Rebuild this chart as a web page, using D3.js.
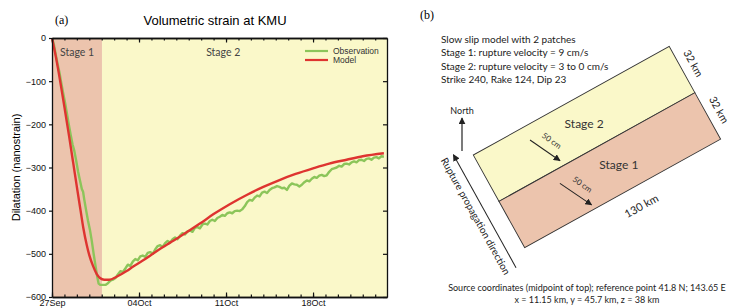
<!DOCTYPE html>
<html>
<head>
<meta charset="utf-8">
<script src="https://cdn.jsdelivr.net/npm/d3@7"></script>
<style>
  body { margin: 0; background: #fff; }
  svg { display: block; }
</style>
</head>
<body>
<svg id="fig" width="729" height="308"></svg>
<script>
// ---------- panel (a) data ----------
var stageNames = ["Stage 1", "Stage 2"]
var stageStart = [0, 4.02]          // days after 27 Sep
var stageEnd = [4.02, 26.95]

var yTicks = [0, -100, -200, -300, -400, -500, -600]
var weekTicks = [0, 7, 14, 21]
var weekLabels = ["27Sep", "04Oct", "11Oct", "18Oct"]

var seriesNames = ["Observation", "Model"]

// observed dilatation [day, nanostrain]
var observation = [
  [0,0],[0.15,-15],[0.3,-38],[0.45,-60],[0.6,-80],[0.75,-105],[0.9,-128],[1.05,-150],
  [1.2,-175],[1.35,-200],[1.5,-224],[1.65,-246],[1.8,-262],[1.95,-285],[2.1,-310],
  [2.25,-330],[2.4,-350],[2.5,-356],[2.6,-375],[2.75,-400],[2.9,-424],[3.05,-444],
  [3.2,-470],[3.35,-500],[3.5,-528],[3.65,-555],[3.75,-569],[3.9,-572],[4.1,-572],
  [4.3,-572],[4.5,-568],[4.7,-562],[4.9,-560],[5.1,-556],[5.3,-548],[5.5,-540],
  [5.7,-542],[5.9,-534],[6.1,-525],[6.3,-528],[6.5,-518],[6.7,-512],[6.9,-515],
  [7.1,-506],[7.3,-504],[7.5,-507],[7.7,-498],[7.9,-496],[8.1,-500],[8.3,-490],
  [8.5,-482],[8.7,-480],[8.9,-484],[9.1,-475],[9.3,-470],[9.5,-474],[9.7,-466],
  [9.9,-462],[10.1,-466],[10.3,-458],[10.5,-452],[10.7,-455],[10.9,-448],[11.1,-446],
  [11.3,-449],[11.5,-440],[11.7,-438],[11.9,-441],[12.1,-432],[12.3,-430],[12.5,-432],
  [12.7,-424],[12.9,-421],[13.1,-424],[13.3,-417],[13.5,-414],[13.7,-410],[13.9,-412],
  [14.1,-406],[14.3,-404],[14.5,-406],[14.7,-401],[14.9,-400],[15.1,-401],[15.3,-397],
  [15.5,-390],[15.7,-380],[15.9,-375],[16.1,-377],[16.3,-370],[16.5,-365],[16.7,-367],
  [16.9,-358],[17.1,-356],[17.3,-359],[17.5,-352],[17.7,-348],[17.9,-346],[18.1,-343],
  [18.3,-345],[18.5,-348],[18.7,-347],[18.9,-352],[19.1,-342],[19.3,-337],[19.5,-339],
  [19.7,-340],[19.9,-344],[20.1,-340],[20.3,-334],[20.5,-330],[20.7,-332],[20.9,-326],
  [21.1,-322],[21.3,-324],[21.5,-319],[21.7,-317],[21.9,-320],[22.1,-318],[22.3,-310],
  [22.5,-304],[22.7,-302],[22.9,-300],[23.1,-296],[23.3,-298],[23.5,-292],[23.7,-291],
  [23.9,-293],[24.1,-288],[24.3,-286],[24.5,-288],[24.7,-283],[24.9,-282],[25.1,-285],
  [25.3,-280],[25.5,-279],[25.7,-282],[25.9,-277],[26.1,-276],[26.3,-279],[26.5,-274],
  [26.7,-275]
]

// modelled dilatation [day, nanostrain]
var model = [
  [0,0],[0.3,-42],[0.64,-97],[1.0,-160],[1.4,-232],[1.71,-290],[2.0,-345],[2.3,-400],
  [2.52,-440],[2.8,-480],[3.0,-503],[3.3,-528],[3.6,-547],[3.86,-556],[4.2,-560],
  [4.6,-560],[5.2,-553],[6.0,-540],[6.5,-530],[7.5,-512],[8.5,-492],[9.5,-474],
  [10.3,-460],[11.9,-430],[13,-408],[14.3,-385],[15.7,-363],[17,-345],[18.3,-329],
  [19.6,-315],[21,-302],[22.3,-291],[23.7,-282],[25,-274],[26.7,-267]
]

// ---------- panel (b) data ----------
var faultLength = 130          // km along strike
var patchWidth = 32            // km down dip, per patch
var patchNames = ["Stage 2", "Stage 1"]
var patchTop = [0, 32]
var slipStart = [[33, 8.7], [36, 40.3]]     // [km along, km down dip]
var slipEnd = [[42.4, 28.4], [46, 61]]
var slipLabel = "50 cm"
var infoLines = [
  "Slow slip model with 2 patches",
  "Stage 1: rupture velocity = 9 cm/s",
  "Stage 2: rupture velocity = 3 to 0 cm/s",
  "Strike 240, Rake 124, Dip 23"
]
var sourceLines = [
  "Source coordinates (midpoint of top); reference point 41.8 N; 143.65 E",
  "x = 11.15 km, y = 45.7 km, z = 38 km"
]

var pink = "#ecc4ad", cream = "#faf8c9"
var stageColor = d3.scaleOrdinal().domain(["Stage 1", "Stage 2"]).range([pink, cream])
var lineColor = d3.scaleOrdinal().domain(seriesNames).range(["#8cc55a", "#de3430"])

var svg = d3.select("#fig")
var sans = "'Liberation Sans', Arial, sans-serif"
var soft = "Lato, 'Open Sans', sans-serif"

// ================= panel (a) =================
var plotL = 52, plotR = 387, plotT = 38, plotB = 297

var x = d3.scaleLinear().domain([0, 26.95]).range([plotL, plotR])
var y = d3.scaleLinear().domain([-600, 0]).range([plotB, plotT])

svg.selectAll("rect.stage")
    .data(stageNames).enter()
    .append("rect")
        .attr("class", "stage")
        .attr("x", function(d, i){ return x(stageStart[i]) })
        .attr("y", plotT)
        .attr("width", function(d, i){ return x(stageEnd[i]) - x(stageStart[i]) })
        .attr("height", plotB - plotT)
        .style("fill", function(d){ return stageColor(d) })

svg.selectAll("text.stagelabel")
    .data(stageNames).enter()
    .append("text")
        .attr("class", "stagelabel")
        .attr("x", function(d, i){ return i == 0 ? x(stageStart[i]) + 8 : x(12.4) })
        .attr("y", 56)
        .attr("font-family", soft)
        .attr("font-size", 10.5)
        .style("fill", "#444")
        .text(function(d){ return d })

var line = d3.line()
    .x(function(d){ return x(d[0]) })
    .y(function(d){ return y(d[1]) })

svg.append("path")
    .datum(observation)
    .attr("d", line.curve(d3.curveLinear))
    .style("fill", "none")
    .style("stroke", lineColor("Observation"))
    .style("stroke-width", 2.4)
    .style("stroke-linejoin", "round")

svg.append("path")
    .datum(model)
    .attr("d", line.curve(d3.curveMonotoneX))
    .style("fill", "none")
    .style("stroke", lineColor("Model"))
    .style("stroke-width", 2.4)

// axes box
function styleAxis(g) {
  g.select(".domain").attr("stroke", "#111").attr("stroke-width", 1.3)
  g.selectAll(".tick line").attr("stroke", "#111").attr("stroke-width", 1.2)
  g.selectAll(".tick text").attr("font-family", sans).attr("font-size", 9).attr("fill", "#111")
}
var days = d3.range(0, 27)

svg.append("g").attr("transform", "translate(0," + plotB + ")")
    .call(d3.axisBottom(x).tickValues(days).tickSize(-2.5).tickFormat("").tickSizeOuter(0))
    .call(styleAxis)
svg.append("g").attr("transform", "translate(0," + plotB + ")")
    .call(d3.axisBottom(x).tickValues(weekTicks).tickSize(-4.5).tickSizeOuter(0).tickPadding(3)
          .tickFormat(function(d, i){ return weekLabels[i] }))
    .call(styleAxis)
svg.append("g").attr("transform", "translate(0," + plotT + ")")
    .call(d3.axisTop(x).tickValues(days).tickSize(-2.5).tickFormat("").tickSizeOuter(0))
    .call(styleAxis)
svg.append("g").attr("transform", "translate(0," + plotT + ")")
    .call(d3.axisTop(x).tickValues(weekTicks).tickSize(-4.5).tickFormat("").tickSizeOuter(0))
    .call(styleAxis)
svg.append("g").attr("transform", "translate(" + plotL + ",0)")
    .call(d3.axisLeft(y).tickValues(yTicks).tickSize(3).tickPadding(3).tickSizeOuter(0))
    .call(styleAxis)
svg.append("g").attr("transform", "translate(" + plotR + ",0)")
    .call(d3.axisRight(y).tickValues(yTicks).tickSize(-4).tickFormat("").tickSizeOuter(0))
    .call(styleAxis)

svg.append("text")
    .attr("transform", "translate(20," + ((plotT + plotB) / 2) + ") rotate(-90)")
    .attr("text-anchor", "middle")
    .attr("font-family", sans)
    .attr("font-size", 11)
    .text("Dilatation (nanostrain)")

svg.append("text")
    .attr("x", 215).attr("y", 25)
    .attr("text-anchor", "middle")
    .attr("font-family", sans)
    .attr("font-size", 13)
    .text("Volumetric strain at KMU")

svg.append("text")
    .attr("x", 55).attr("y", 24)
    .attr("font-family", "'Liberation Serif', serif")
    .attr("font-size", 12)
    .text("(a)")

// legend
var legend = svg.selectAll("g.legend")
    .data(seriesNames).enter()
    .append("g")
        .attr("class", "legend")
        .attr("transform", function(d, i){ return "translate(305," + (51 + i * 9) + ")" })
legend.append("line")
    .attr("x1", 0).attr("x2", 23)
    .style("stroke", function(d){ return lineColor(d) })
    .style("stroke-width", 2.2)
legend.append("text")
    .attr("x", 28).attr("y", 3)
    .attr("font-family", sans)
    .attr("font-size", 8.5)
    .style("fill", "#333")
    .text(function(d){ return d })

// ================= panel (b) =================
svg.append("defs").append("marker")
    .attr("id", "head")
    .attr("viewBox", "0 0 10 10")
    .attr("refX", 9).attr("refY", 5)
    .attr("markerWidth", 7).attr("markerHeight", 7)
    .attr("markerUnits", "userSpaceOnUse")
    .attr("orient", "auto")
  .append("path")
    .attr("d", "M0,0 L10,5 L0,10 z")
    .style("fill", "#222")

svg.append("text")
    .attr("x", 420).attr("y", 19)
    .attr("font-family", "'Liberation Serif', serif")
    .attr("font-size", 12)
    .text("(b)")

svg.selectAll("text.info")
    .data(infoLines).enter()
    .append("text")
        .attr("class", "info")
        .attr("x", 441)
        .attr("y", function(d, i){ return 43 + i * 13.3 })
        .attr("font-family", soft)
        .attr("font-size", 10)
        .style("fill", "#222")
        .text(function(d){ return d })

svg.selectAll("text.source")
    .data(sourceLines).enter()
    .append("text")
        .attr("class", "source")
        .attr("x", 587)
        .attr("y", function(d, i){ return 291 + i * 11.5 })
        .attr("text-anchor", "middle")
        .attr("font-family", soft)
        .attr("font-size", 9)
        .style("fill", "#222")
        .text(function(d){ return d })

// fault plane, drawn in its own along-strike / down-dip frame
var kmX = d3.scaleLinear().domain([0, faultLength]).range([0, 224])
var kmY = d3.scaleLinear().domain([0, 2 * patchWidth]).range([0, 106])
var fault = svg.append("g").attr("transform", "translate(473.3,155) rotate(-29)")

fault.selectAll("rect.patch")
    .data(patchNames).enter()
    .append("rect")
        .attr("class", "patch")
        .attr("x", kmX(0))
        .attr("y", function(d, i){ return kmY(patchTop[i]) })
        .attr("width", kmX(faultLength) - kmX(0))
        .attr("height", kmY(patchWidth) - kmY(0))
        .style("fill", function(d){ return stageColor(d) })
        .style("stroke", "#333")
        .style("stroke-width", 0.9)

fault.selectAll("text.patchlabel")
    .data(patchNames).enter()
    .append("text")
        .attr("class", "patchlabel")
        .attr("transform", function(d, i){
            return "translate(" + kmX(i == 0 ? 65 : 71) + "," + kmY(patchTop[i] + patchWidth / 2) + ") rotate(29)" })
        .attr("text-anchor", "middle")
        .attr("dy", "0.35em")
        .attr("font-family", soft)
        .attr("font-size", 12)
        .style("fill", "#333")
        .text(function(d){ return d })

fault.selectAll("line.slip")
    .data(slipStart).enter()
    .append("line")
        .attr("class", "slip")
        .attr("x1", function(d){ return kmX(d[0]) })
        .attr("y1", function(d){ return kmY(d[1]) })
        .attr("x2", function(d, i){ return kmX(slipEnd[i][0]) })
        .attr("y2", function(d, i){ return kmY(slipEnd[i][1]) })
        .style("stroke", "#222")
        .style("stroke-width", 1)
        .attr("marker-end", "url(#head)")

fault.selectAll("text.slip")
    .data(slipStart).enter()
    .append("text")
        .attr("class", "slip")
        .attr("transform", function(d, i){
            var mx = (kmX(d[0]) + kmX(slipEnd[i][0])) / 2, my = (kmY(d[1]) + kmY(slipEnd[i][1])) / 2
            return "translate(" + (mx + 8) + "," + (my - 4) + ") rotate(64)" })
        .attr("text-anchor", "middle")
        .attr("font-family", soft)
        .attr("font-size", 8)
        .style("fill", "#333")
        .text(slipLabel)

fault.append("text")
    .attr("x", kmX(71)).attr("y", kmY(2 * patchWidth) + 24)
    .attr("text-anchor", "middle")
    .attr("font-family", soft)
    .attr("font-size", 11)
    .style("fill", "#222")
    .text(faultLength + " km")

fault.selectAll("text.width")
    .data(patchTop).enter()
    .append("text")
        .attr("class", "width")
        .attr("transform", function(d){
            return "translate(" + (kmX(faultLength) + 9) + "," + kmY(d + patchWidth / 2) + ") rotate(90)" })
        .attr("text-anchor", "middle")
        .attr("font-family", soft)
        .attr("font-size", 10.5)
        .style("fill", "#222")
        .text(patchWidth + " km")

// rupture propagation: up dip, just outside the left edge
fault.append("line")
    .attr("x1", kmX(-10)).attr("y1", kmY(72))
    .attr("x2", kmX(-10)).attr("y2", kmY(-6))
    .style("stroke", "#222")
    .style("stroke-width", 1)
    .attr("marker-end", "url(#head)")

fault.append("text")
    .attr("transform", "translate(" + (kmX(-10) - 14) + "," + kmY(33) + ") rotate(90)")
    .attr("text-anchor", "middle")
    .attr("font-family", soft)
    .attr("font-size", 10)
    .style("fill", "#222")
    .text("Rupture propagation direction")

// north arrow
svg.append("line")
    .attr("x1", 462).attr("y1", 151)
    .attr("x2", 462).attr("y2", 118)
    .style("stroke", "#222")
    .style("stroke-width", 1.2)
    .attr("marker-end", "url(#head)")
svg.append("text")
    .attr("x", 462).attr("y", 114)
    .attr("text-anchor", "middle")
    .attr("font-family", soft)
    .attr("font-size", 9)
    .style("fill", "#222")
    .text("North")
</script>
</body>
</html>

+++++

What to produce: Repeat only the lines between the start of the data and the line with "var stageEnd = [4.02, 26.95]", including those two lines, and skip the pictures.

Answer in full:
Rebuild this chart as a web page, using D3.js.
<!DOCTYPE html>
<html>
<head>
<meta charset="utf-8">
<script src="https://cdn.jsdelivr.net/npm/d3@7"></script>
<style>
  body { margin: 0; background: #fff; }
  svg { display: block; }
</style>
</head>
<body>
<svg id="fig" width="729" height="308"></svg>
<script>
// ---------- panel (a) data ----------
var stageNames = ["Stage 1", "Stage 2"]
var stageStart = [0, 4.02]          // days after 27 Sep
var stageEnd = [4.02, 26.95]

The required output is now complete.